(author here) IMO KDE is the most authentic expression of Windows XP-era UI productivity that exists today. Their dedication to user-configurable settings is an absolute blessing.
This is one of the great joys of open source software. Provide a reasonable bug report and who knows, maybe even the main developer directly responds to it (and thanks you for your input).
For Microsoft Windows you can only hope that you have a big enough Twitter following to elecit a response from someone meant to contain the outrage.
Alternatively you might even be able to fix the bug yourself
Having recently switched to Fedora KDE, I agree. It is an excellent desktop experience and I think it's a great first stop for anyone interested in switching to Linux.

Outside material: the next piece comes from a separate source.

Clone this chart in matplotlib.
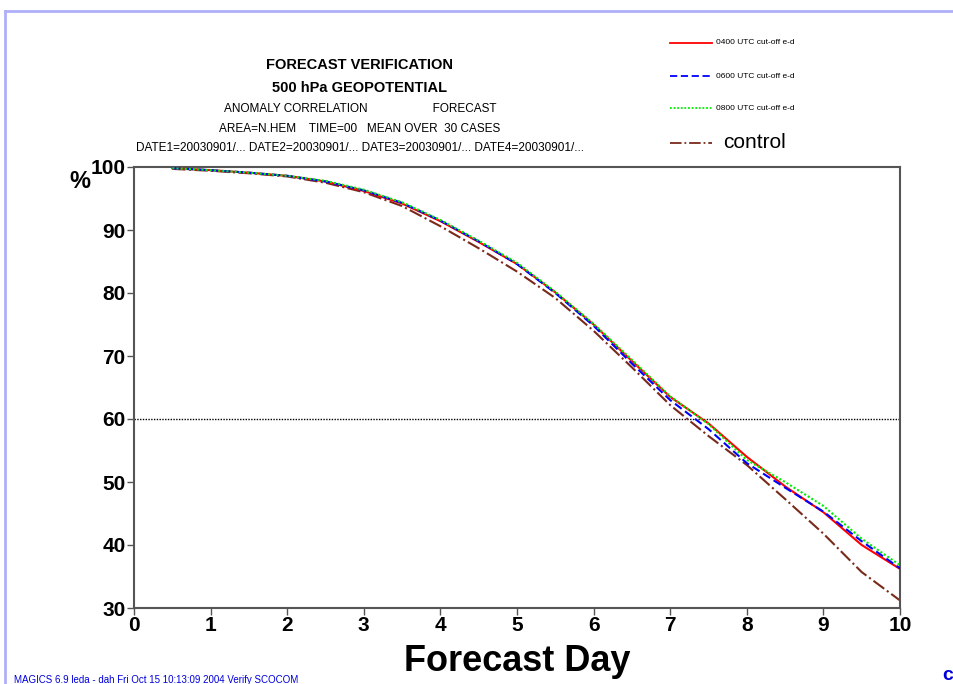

I had a good experience with Mint Cinnamon too, but the system seems overall better-integrated in Fedora KDE.
KDE is a great first desktop for anyone coming from Windows, but Mac users might be more comfortable with some of the more "Mac-like" desktop offerings available on Linux. But in that there ability you have one of Linux-based operating systems' great strengths. You can easily customize things to fit your preferred workflow. :)
Since Microsoft continues to treat Windows and its users like garbage, I'm fairly certain a Linux Desktop will be the lesser of two evils in my near future so I'm spending a lot more time working out how to live with it for my workflows. I discovered I really like Silverblue. Immutable OS with Flatpak focus and Toolbox cover a lot of what I want, even if the implementations are somewhat less than ideal.

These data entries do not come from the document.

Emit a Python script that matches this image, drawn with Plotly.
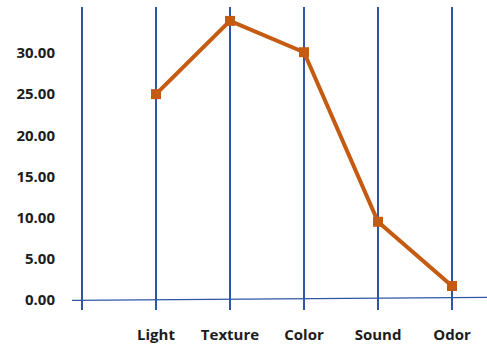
import plotly.graph_objects as go

# Sensory attribute scores
categories = ["Light", "Texture", "Color", "Sound", "Odor"]
scores = [25.0, 33.9, 30.1, 9.5, 1.7]
positions = [1, 2, 3, 4, 5]
y_ticks = [0, 5, 10, 15, 20, 25, 30]

line_color = "#C55A11"
grid_color = "#2F56A6"
font_family = "Open Sans"
text_color = "#1C1C1C"

fig = go.Figure()
fig.add_trace(go.Scatter(
    x=positions,
    y=scores,
    mode="lines+markers",
    line=dict(color=line_color, width=4),
    marker=dict(symbol="square", size=10, color=line_color),
    showlegend=False,
    hoverinfo="skip",
))

# Slightly sloped baseline across the plot
fig.add_shape(type="line", xref="paper", yref="y",
              x0=0, x1=1, y0=-0.04, y1=0.33,
              line=dict(color=grid_color, width=1.3))

fig.update_layout(
    width=487, height=349,
    margin=dict(l=72, r=0, t=7, b=39),
    paper_bgcolor="white",
    plot_bgcolor="white",
    font=dict(family=font_family, size=15, color=text_color),
    xaxis=dict(
        range=[-0.135, 5.473],
        tickvals=[0] + positions,
        ticktext=[""] + categories,
        showgrid=True, gridcolor=grid_color, gridwidth=1.5,
        zeroline=False, showline=False, ticks="",
        tickfont=dict(family=font_family, size=15, color=text_color, weight="bold"),
        ticklabelstandoff=14,
    ),
    yaxis=dict(
        range=[-1.215, 35.59],
        tickvals=y_ticks,
        tickformat=".2f",
        showgrid=False, zeroline=False, showline=False, ticks="",
        tickfont=dict(family=font_family, size=15, color=text_color, weight="bold"),
        ticklabelstandoff=16,
    ),
)

fig.write_html("out.html")
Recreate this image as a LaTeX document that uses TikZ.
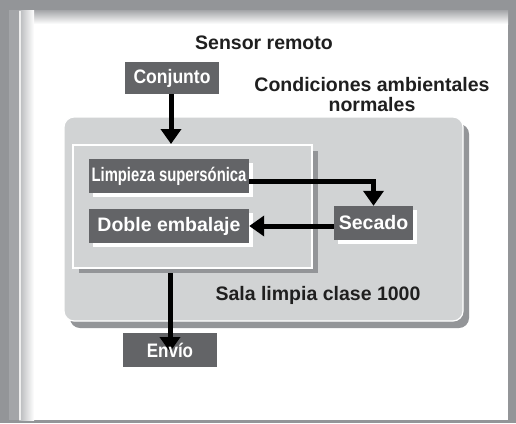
\documentclass[tikz,border=0pt]{standalone}
\usepackage{fontspec}
\setmainfont{Liberation Sans}
\usepackage{graphicx}
\usetikzlibrary{arrows.meta,shadows}
\definecolor{framegray}{HTML}{939598}
\definecolor{framelight}{HTML}{A3A5A8}
\definecolor{boxdark}{HTML}{636467}
\definecolor{roomgray}{HTML}{D1D3D4}
\definecolor{shadowgray}{HTML}{939598}
\newcommand\dgfont{\fontsize{19.5}{20}\selectfont\bfseries}
\tikzset{
  darkbox/.style={fill=boxdark, text=white, inner sep=0pt, minimum height=34pt, font=\dgfont},
  whiteshadow/.style={drop shadow={fill=white, opacity=1, shadow xshift=4pt, shadow yshift=-4pt}},
  arr/.style={draw=black, line width=5pt, -{Triangle[length=15pt,width=20pt]}},
  plaintext/.style={font=\dgfont, text=black!88, inner sep=0pt, align=center},
}
\begin{document}
\begin{tikzpicture}[x=1pt,y=-1pt]
\useasboundingbox (0,0) rectangle (516,423);
% frame
\fill[framegray] (0,0) rectangle (516,423);
\fill[framelight] (9,10) rectangle (19,420);
\fill[white] (19,10) rectangle (508,420);
\shade[top color=framelight, bottom color=white] (19,10) rectangle (508,24);
\shade[left color=framelight!80, right color=white] (19,10) rectangle (34,420);
\fill[white!85!framegray] (19,11) rectangle (20.5,420);

% titles
\node[plaintext] (sensor) at (264,43) {Sensor remoto};
\node[plaintext] (cond) at (372,95) {Condiciones ambientales\\normales};

% big room box with shadow
\fill[shadowgray, rounded corners=10pt] (70,124) rectangle (469,328);
\node[draw=white, line width=1.2pt, fill=roomgray, rounded corners=10pt,
      minimum width=399pt, minimum height=204pt, inner sep=0pt] (room) at (263.5,219) {};
\node[plaintext] (sala) at (318,295) {Sala limpia clase 1000};

% inner box with shadow
\fill[shadowgray] (79,151) rectangle (318,273);
\node[draw=white, line width=2pt, fill=roomgray,
      minimum width=239pt, minimum height=123pt, inner sep=0pt] (inner) at (192.5,206.5) {};

% process boxes
\node[darkbox, minimum width=94pt, minimum height=32pt] (conj) at (172,78) {\scalebox{0.9}[1]{Conjunto}};
\node[darkbox, whiteshadow, minimum width=160pt] (limp) at (169,176) {\scalebox{0.76}[1]{Limpieza supersónica}};
\node[darkbox, whiteshadow, minimum width=160pt] (doble) at (169,226) {Doble embalaje};
\node[darkbox, whiteshadow, minimum width=79pt] (sec) at (373.5,223) {Secado};
\node[darkbox, minimum width=94pt] (envio) at (170,350) {};

% connectors
\draw[arr] (conj.south -| 171,0) -- (171,144);
\draw[arr] ([yshift=-5pt]limp.east) -| (sec.north);
\draw[arr] (sec.west |- doble.east) -- (doble.east);
\draw[arr] ([yshift=-4pt]inner.south -| envio.center) -- ([yshift=-2pt]envio.center);
\node[font=\dgfont, text=white, inner sep=0pt] (enviotext) at (envio.center) {\scalebox{0.87}[1]{Envío}};
\end{tikzpicture}
\end{document}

Unfortuantely, Kinoite (the KDE spin of Silverblue) is hot garbage. Half of the things don't work including Flatpak icons (until a reboot) and running a GTK app in Toolbox causes it to inexplicably pause for several seconds at a time. I can't even report the latter issue (several of the former have 2 month+ open issues already) because the login for the bug tracker is busted. So I'm stuck with GNOME, a 'desktop' that desperately wishes it were running on a phone.
KDE is great though I really do have to configure it a bit to get it to be the way I like. I think I like cinnamon's out of the box experience the best, but I've also started using mate on a laptop of mine. Some things could use a little polish (like the way to move a task bar from one place to another is pretty much impossible to figure out without googling) but it's quite nice too, and it has the best file browser of them all IMO (cinnamon uses a nautilus 3 fork, but was forked after the point where they broke some things like type-to-search in folders behaviour)
To me, TDE ... a fork of KDE2, is even more so this.
A very active community, too, and so far, no real change. I don't want change, managing my windows, my open programs, is a decades old solved problem.
I don't want the new sexy, the flashy this and that. I don't want new styles, changing methods to interact. My Window Manager is not something I want to notice, or spent 10 seconds on.. for the next 20 years.
It needs to be in the background, while I do real work, or enjoy other apps. If I have to do things, configure it constantly, modify it due to new versions, it has failed in its task.
Anyone trying to vastly change, or improve this, is bananas. It needs no massive change, for 1000s of years.